高野悦子さんの日記をまとめた『二十歳の原点』を基にした創作の練習が続きます。この本は、私ぐらいの世代にとってはまだ親しみがあろうと思いますが、1980年代以降に生まれた方にとっては、今回初めて名前を聞いたぐらいかもしれません。
なにより、この本が書かれた頃(1969年頃)の若者が考えていたことは、今の20歳とはずいぶん違う気がします。もちろん若者が悩んだり、葛藤したりする感覚はそう変わっていないとは思いますが、価値観や社会の様子はだいぶ違っているように思います。
演出家のこだわりは、まず「人が生きているリアリティー」を芝居に出現させること。そしてさらに、おそらくその背後にある社会的な(時代背景を伴った)「リアリティー」を感じさせることも求めているに違いありません。特に後者は、かなりハイレベルな要求だと思います。時代の様子や、状況を資料を元に外面的にとらえる(観念的に理解する)ことはそう難しいことではありませんが、身体性を伴ってとらえることはプロの俳優でもなかなか難しいように思います。
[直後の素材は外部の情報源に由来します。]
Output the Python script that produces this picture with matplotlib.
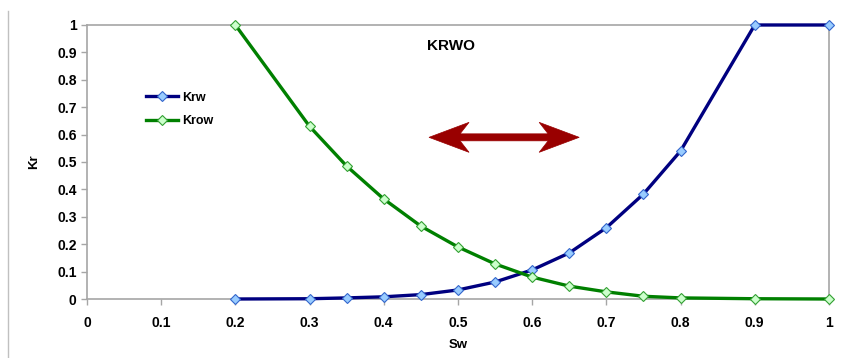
import matplotlib
matplotlib.use("Agg")
import matplotlib.pyplot as plt
from matplotlib.lines import Line2D
from matplotlib.patches import Polygon

plt.rcParams["font.family"] = ["Liberation Sans", "DejaVu Sans"]

sw = [0.2, 0.3, 0.35, 0.4, 0.45, 0.5, 0.55, 0.6, 0.65, 0.7, 0.75, 0.8, 0.9, 1.0]
krw = [0.0, 0.001, 0.004, 0.008, 0.016, 0.033, 0.062, 0.106, 0.168, 0.26, 0.383, 0.54, 1.0, 1.0]
krow = [1.0, 0.63, 0.485, 0.365, 0.266, 0.19, 0.128, 0.08, 0.047, 0.026, 0.01, 0.004, 0.001, 0.0]
ticks = [0, 0.1, 0.2, 0.3, 0.4, 0.5, 0.6, 0.7, 0.8, 0.9, 1]
tick_labels = ["0", "0.1", "0.2", "0.3", "0.4", "0.5", "0.6", "0.7", "0.8", "0.9", "1"]

fig = plt.figure(figsize=(8.46, 3.58), dpi=100)
ax = fig.add_axes([0.1028, 0.1648, 0.877, 0.7654])

ax.plot(sw, krw, color="#000080", lw=2.4, marker="D", ms=5,
        mfc="#99ccff", mec="#3366cc", mew=0.8, label="Krw", clip_on=False, zorder=3)
ax.plot(sw, krow, color="#008000", lw=2.4, marker="D", ms=5,
        mfc="#ccffcc", mec="#33a033", mew=0.8, label="Krow", clip_on=False, zorder=3)

ax.set_xlim(0, 1)
ax.set_ylim(0, 1)
ax.set_xticks(ticks)
ax.set_xticklabels(tick_labels)
ax.set_yticks(ticks)
ax.set_yticklabels(tick_labels)
for s in ax.spines.values():
    s.set_color("#a6a6a6")
    s.set_linewidth(1.2)
ax.tick_params(colors="#a6a6a6", length=4, width=1, labelcolor="black",
               labelsize=10)
ax.tick_params(axis="x", pad=8)
for lab in ax.get_xticklabels() + ax.get_yticklabels():
    lab.set_fontweight("bold")

ax.set_xlabel("Sw", fontsize=9.5, fontweight="bold", labelpad=7)
ax.set_ylabel("Kr", fontsize=9.5, fontweight="bold", labelpad=12)

ax.text(0.49, 0.925, "KRWO", fontsize=11, fontweight="bold", ha="center", va="center")

ax.legend(loc="upper left", bbox_to_anchor=(0.064, 0.797), frameon=False,
          prop={"weight": "bold", "size": 9}, handlelength=2.6,
          handletextpad=0.3, labelspacing=0.9)

# double-headed arrow with swept-back heads, drawn in pixel offsets
px_x = 1 / 741
px_y = 1 / 274
x0, y0, length = 0.461, 0.59, 150
shape = [(0, 0), (40, 15), (31, 3.5), (length - 31, 3.5), (length - 40, 15),
         (length, 0), (length - 40, -15), (length - 31, -3.5), (31, -3.5), (40, -15)]
pts = [(x0 + u * px_x, y0 + v * px_y) for u, v in shape]
ax.add_patch(Polygon(pts, closed=True, facecolor="#990000", edgecolor="#990000",
                     lw=0.5, zorder=4))

fig.add_artist(Line2D([0.0095, 0.0095], [0.0, 0.97], transform=fig.transFigure,
                      color="#c0c0c0", lw=1))

fig.savefig("out.png", dpi=100)
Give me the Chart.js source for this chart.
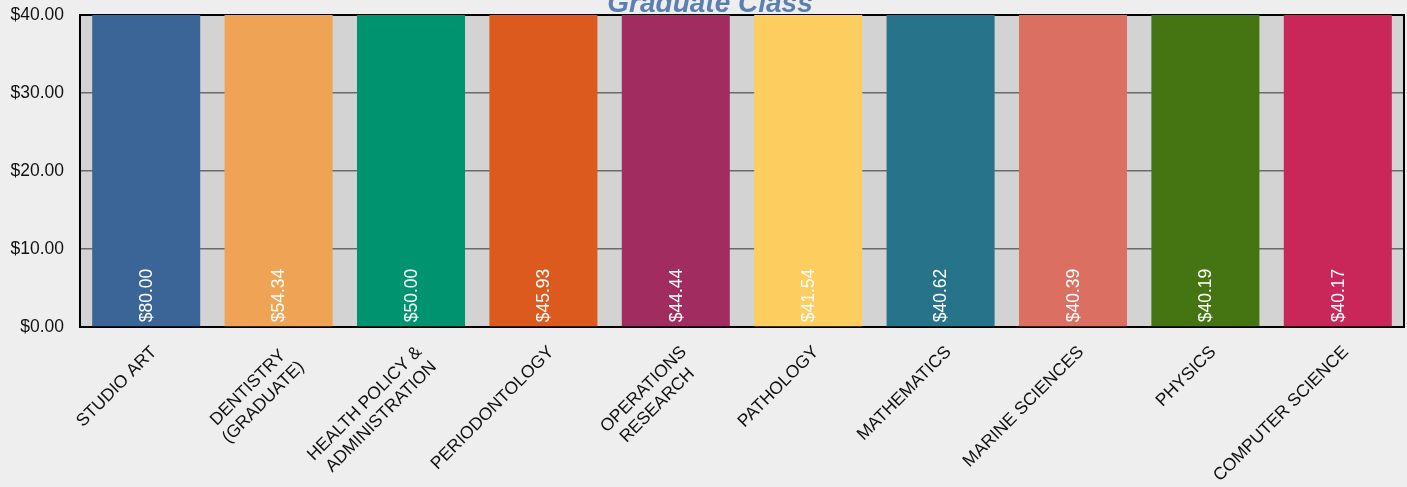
<!DOCTYPE html>
<html>
<head>
<meta charset="utf-8">
<title>Graduate Class</title>
<script src="https://cdn.jsdelivr.net/npm/chart.js@4.4.0/dist/chart.umd.min.js"></script>
<style>
    html, body { margin: 0; padding: 0; background: #eeeeee; }
    #wrap { width: 1407px; height: 487px; position: relative; }
</style>
</head>
<body>
<div id="wrap"><canvas id="grafic"></canvas></div>
<script>
// Chart data
const chartTitle = 'Graduate Class';
const categories = [
    'STUDIO ART',
    ['DENTISTRY ', '(GRADUATE)'],
    ['HEALTH POLICY &', 'ADMINISTRATION'],
    'PERIODONTOLOGY',
    ['OPERATIONS', 'RESEARCH  '],
    'PATHOLOGY',
    'MATHEMATICS',
    'MARINE SCIENCES',
    'PHYSICS',
    'COMPUTER SCIENCE'
];
const values = [80.00, 54.34, 50.00, 45.93, 44.44, 41.54, 40.62, 40.39, 40.19, 40.17];
const barColors = ['#3a6596', '#efa354', '#00936f', '#dd5a1f', '#a12c60',
    '#fdcd60', '#27738a', '#db7062', '#457513', '#c9275a'];
const yTicks = [0, 10, 20, 30, 40];

const fontFamily = "Arial, 'Liberation Sans', sans-serif";
const money = v => '$' + Number(v).toFixed(2);

// Plot background, top/right frame and the (cut off) title
const plotFrame = {
    id: 'plotFrame',
    beforeDraw(chart) {
        const { ctx, chartArea: a } = chart;
        ctx.save();
        ctx.fillStyle = '#d3d3d3';
        ctx.fillRect(a.left, a.top, a.right - a.left, a.bottom - a.top);
        ctx.restore();
    },
    beforeDatasetsDraw(chart) {
        const { ctx, chartArea: a } = chart;
        ctx.save();
        ctx.strokeStyle = '#000';
        ctx.lineWidth = 2;
        ctx.beginPath();
        ctx.moveTo(a.left, a.top);
        ctx.lineTo(a.right, a.top);
        ctx.lineTo(a.right, a.bottom);
        ctx.stroke();
        ctx.restore();
    },
    afterDraw(chart) {
        const { ctx } = chart;
        ctx.save();
        ctx.fillStyle = '#5a7fb0';
        ctx.font = 'italic bold 28px ' + fontFamily;
        ctx.textAlign = 'center';
        ctx.textBaseline = 'alphabetic';
        ctx.fillText(chartTitle, 710, 12);
        ctx.restore();
    }
};

// Vertical value labels inside the bars
const barLabels = {
    id: 'barLabels',
    afterDatasetsDraw(chart) {
        const { ctx } = chart;
        const meta = chart.getDatasetMeta(0);
        ctx.save();
        ctx.fillStyle = '#ffffff';
        ctx.font = '17.5px ' + fontFamily;
        ctx.textAlign = 'left';
        ctx.textBaseline = 'middle';
        meta.data.forEach((bar, i) => {
            ctx.save();
            ctx.translate(bar.x, bar.base - 4);
            ctx.rotate(-Math.PI / 2);
            ctx.fillText(money(values[i]), 0, 1);
            ctx.restore();
        });
        ctx.restore();
    }
};

document.addEventListener('DOMContentLoaded', () => {
    const ctx = document.getElementById('grafic');
    new Chart(ctx, {
        type: 'bar',
        data: {
            labels: categories,
            datasets: [{
                data: values,
                backgroundColor: barColors,
                borderWidth: 0,
                categoryPercentage: 1,
                barPercentage: 0.816
            }]
        },
        options: {
            responsive: true,
            maintainAspectRatio: false,
            animation: false,
            layout: { padding: { left: 10, right: 3, top: 15, bottom: 0 } },
            plugins: {
                legend: { display: false },
                tooltip: { enabled: false },
                title: { display: false }
            },
            scales: {
                x: {
                    grid: { display: false, drawTicks: false },
                    border: { color: '#000', width: 2 },
                    afterFit: axis => {
                        axis.paddingLeft = 0;
                        axis.paddingRight = 0;
                        axis.height = 160;
                    },
                    ticks: {
                        color: '#111',
                        font: { family: fontFamily, size: 17.5 },
                        maxRotation: 45,
                        minRotation: 45,
                        autoSkip: false,
                        padding: 15,
                        labelOffset: 8
                    }
                },
                y: {
                    min: 0,
                    max: 40,
                    afterBuildTicks: axis => { axis.ticks = yTicks.map(v => ({ value: v })); },
                    afterFit: axis => {
                        axis.width = 70;
                        axis.paddingTop = 0;
                        axis.paddingBottom = 0;
                    },
                    grid: { color: '#6a6a6a', lineWidth: 1.5, drawTicks: false },
                    border: { color: '#000', width: 2 },
                    ticks: {
                        color: '#111',
                        font: { family: fontFamily, size: 17.5 },
                        padding: 16,
                        callback: v => money(v)
                    }
                }
            }
        },
        plugins: [plotFrame, barLabels]
    });
});
</script>
</body>
</html>
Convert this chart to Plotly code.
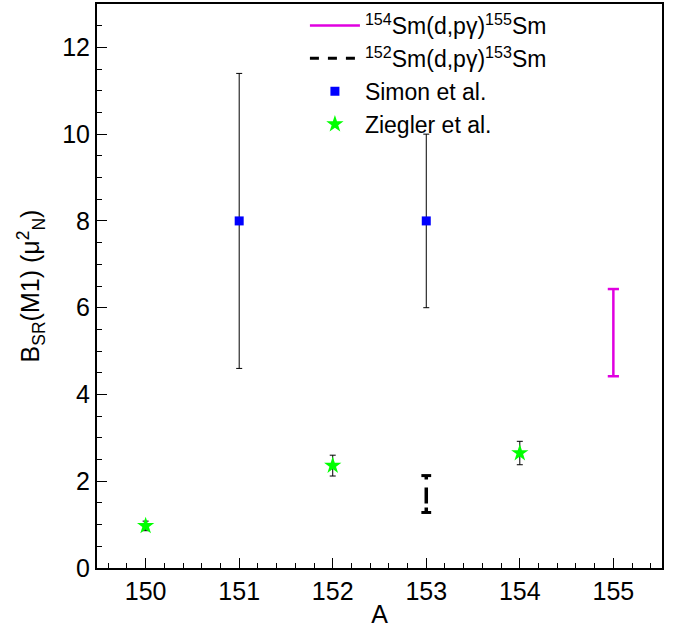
import plotly.graph_objects as go

# Mass numbers and B_SR(M1) values
simon_A = [151, 153]
simon_B = [8.0, 8.0]
simon_err = [3.4, 2.0]

ziegler_A = [150, 152, 154]
ziegler_B = [0.97, 2.36, 2.65]
ziegler_err = [0.11, 0.24, 0.27]

# (d,p gamma) ranges: low and high limits
sm155_A = [155, 155]
sm155_range = [4.42, 6.43]

sm153_A = [153, 153]
sm153_range = [1.28, 2.13]

x_ticks = [150, 151, 152, 153, 154, 155]
y_ticks = [0, 2, 4, 6, 8, 10, 12]

FONT = "Liberation Sans, Arial, Helvetica, sans-serif"

fig = go.Figure()

# 154Sm(d,p gamma)155Sm band
fig.add_trace(go.Scatter(
    x=sm155_A, y=sm155_range, mode="lines",
    line=dict(color="#e000e0", width=2.5),
    name="<sup>154</sup>Sm(d,pγ)<sup>155</sup>Sm",
    showlegend=True,
))
fig.add_trace(go.Scatter(
    x=sm155_A, y=sm155_range, mode="markers",
    marker=dict(symbol="line-ew", size=8, line=dict(color="#e000e0", width=2.5)),
    showlegend=False, hoverinfo="skip",
))

# 152Sm(d,p gamma)153Sm band (legend entry drawn separately)
fig.add_trace(go.Scatter(
    x=[None], y=[None], mode="lines",
    line=dict(color="black", width=3, dash="dash"),
    name="<sup>152</sup>Sm(d,pγ)<sup>153</sup>Sm",
))
fig.add_trace(go.Scatter(
    x=sm153_A, y=sm153_range, mode="lines",
    line=dict(color="black", width=3.5, dash="5px,4px,16px,8px"),
    showlegend=False, hoverinfo="skip",
))
fig.add_trace(go.Scatter(
    x=sm153_A, y=sm153_range, mode="markers",
    marker=dict(symbol="line-ew", size=7, line=dict(color="black", width=3)),
    showlegend=False, hoverinfo="skip",
))

# Simon et al.
fig.add_trace(go.Scatter(
    x=simon_A, y=simon_B, mode="markers",
    marker=dict(symbol="square", size=9, color="#0000ff"),
    error_y=dict(type="data", array=simon_err, color="black", thickness=1, width=3),
    name="Simon et al.",
))

# Ziegler et al.
fig.add_trace(go.Scatter(
    x=ziegler_A, y=ziegler_B, mode="markers",
    marker=dict(symbol="star", size=13, color="#00ff00"),
    error_y=dict(type="data", array=ziegler_err, color="black", thickness=1, width=3),
    name="Ziegler et al.",
))

axis_common = dict(
    showline=True, linecolor="black", linewidth=2, mirror=True,
    ticks="inside", tickcolor="black", ticklen=10, tickwidth=1,
    showgrid=False, zeroline=False, automargin=False,
    tickfont=dict(family=FONT, size=25, color="black"),
)

fig.update_layout(
    width=681, height=628,
    margin=dict(l=97, r=19, t=4, b=60),
    paper_bgcolor="white", plot_bgcolor="white",
    font=dict(family=FONT, color="black"),
    xaxis=dict(
        range=[149.48, 155.52], tickvals=x_ticks,
        minor=dict(dtick=0.2, ticks="inside", ticklen=5, tickcolor="black", tickwidth=1),
        title=dict(text="A", font=dict(family=FONT, size=25)),
        **axis_common,
    ),
    yaxis=dict(
        range=[0, 13], tickvals=y_ticks,
        minor=dict(dtick=0.5, ticks="inside", ticklen=5, tickcolor="black", tickwidth=1),
        title=dict(text="B<sub>SR</sub>(M1) (μ<sup>2</sup><sub>N</sub>)",
                   font=dict(family=FONT, size=25)),
        **axis_common,
    ),
    legend=dict(
        x=0.368, y=1.0, xanchor="left", yanchor="top",
        bgcolor="rgba(255,255,255,0)", borderwidth=0,
        font=dict(family=FONT, size=23, color="black"),
        itemwidth=50, tracegroupgap=0,
    ),
)

fig.write_html("out.html")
人がどういう心持ちで生きていたかや、どんな価値観を持って生きていたかなどは、結局想像してみるしか手が無いないと思います。しかも、頭での想像ではなく動きや、仕草に現れるレベルで。
そんな経験はこうしたことでもなければ、なかなかしないことでしょう。
彼らが熱心に「日記」を読み解き、それを身体化しようとすることは、まさに劇的な行為です。そんな作業を見ていると、演劇は時代や人を鋭くみつめる装置なのだと感じます。彼らが60年代にどう迫るか、期待したいと思います。